Alan Brown: Because I don’t have any Seagate SMR drives, I can’t test the hypothesis that the IDNF issue is a WD firmware bug rather than a generic SMR issue. But throwing an error like that isn’t the kind of thing I’d associate with SMR as such – I’d simply expect throughput to turn to shit.

It’s more likely that WD simply never tested adding drives back to existing RAID sets or what happens if a SMR drive is added to a CMR RAID set after a disk failure – something that’s bound to happen when they’re hiding the underlaying technology – shipped a half-arsed firmware implementation and blamed users when they complained (there are multiple complaints about this behaviour. Everyone involved assumed they had “a bad drive”).

To make matters worse, the firmware update software for WD drives is only available for Windows and doesn’t detect these drives anyway.

The really annoying part is that the SMR drive was only a couple of pounds cheaper than the CMR drive, but, when I purchased these drives, the CMR drive wasn’t in stock anyway.

I just grabbed 3 WD Reds to replace 3 WD Reds in my home NAS (as you do…), noticed the drives had larger cache, compared the spec sheet, couldn’t see anything different (if you look at the EFRX vs EFAX specs on WD’s website you’ll see what I mean) and assumed it was just a normal incremental change in spec.

Blocks & Files: What about desktop drive SMR?

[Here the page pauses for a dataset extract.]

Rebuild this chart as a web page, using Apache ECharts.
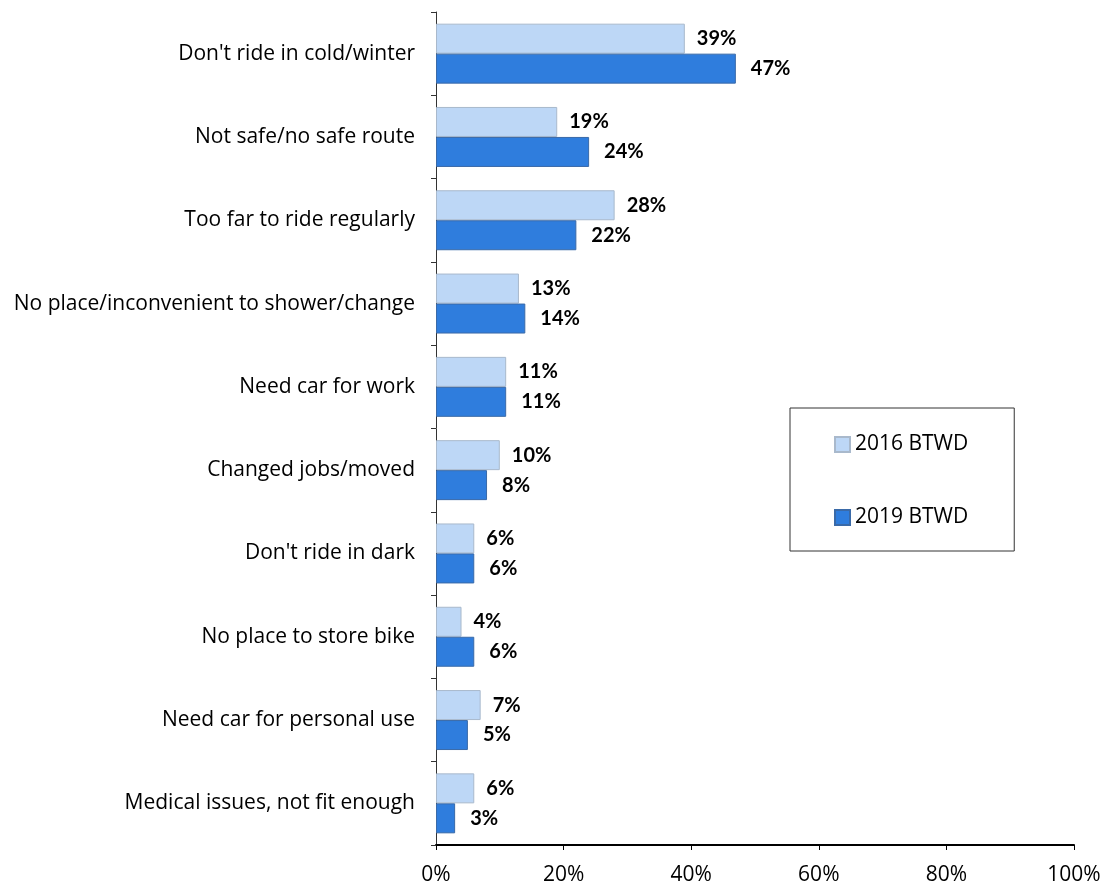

Alan Brown: The issue of SMR on desktop drives is another problem – I hadn’t even realised that this was happening, but we HAD noticed extremely high failure rates on recent 2-3TB drives we put in desktops for science work (scratchpad and NFS-cache drives). Once I realised that was going on with the Reds, I went back and checked model numbers on the failed drives. Sure enough, there’s a high preponderance of drive managed-SMR units and it also explains mysterious “hangs” in internal network transfers that we’ve been unable to account for up until now.

I raised the drives issue with IxSystems – our existing TruNAS system is approaching EOL, so I need to replace it and had a horrible “oh shit, what if the system we’ve specified has hidden SMR in it?” sinking feeling. TruNAS are _really_ good boxes.  We’ve had some AWFUL NAS implementations in the past and the slightest hint of shitty performance would be politically dynamite on a number of levels so I needed to ensure we headed off any trouble at the pass.

It turns out ixSystems were unaware of the SMR issue in Reds – and they recommend/use them in the SOHO NASes. They also know how bad SMR drives can be (their stance is “SMR == STAY AWAY”) and my flagging this raised a lot of alarms.

Blocks & Files: Did you eventually solve the resilvering problem?

Alan Brown: I _was_ able to force the WD40EFAX to resilver – by switching off write caching and lookahead. This dropped the drive’s write speed to less than 6MB/sec and the resilvering took 8 days instead of the more usual 24 hours. More worryingly, once added, a ZFS SCRUB (RAID integrity check) has yet to successfully complete without that drive producing checksum errors, even after 5 days of trying.

I could afford to try that test because RAIDZ3 gives me 3 parity stripes, but it’s clear the drive is going to have to come out and the 3 WD Reds returned as unfit for the purpose for which they are marketed.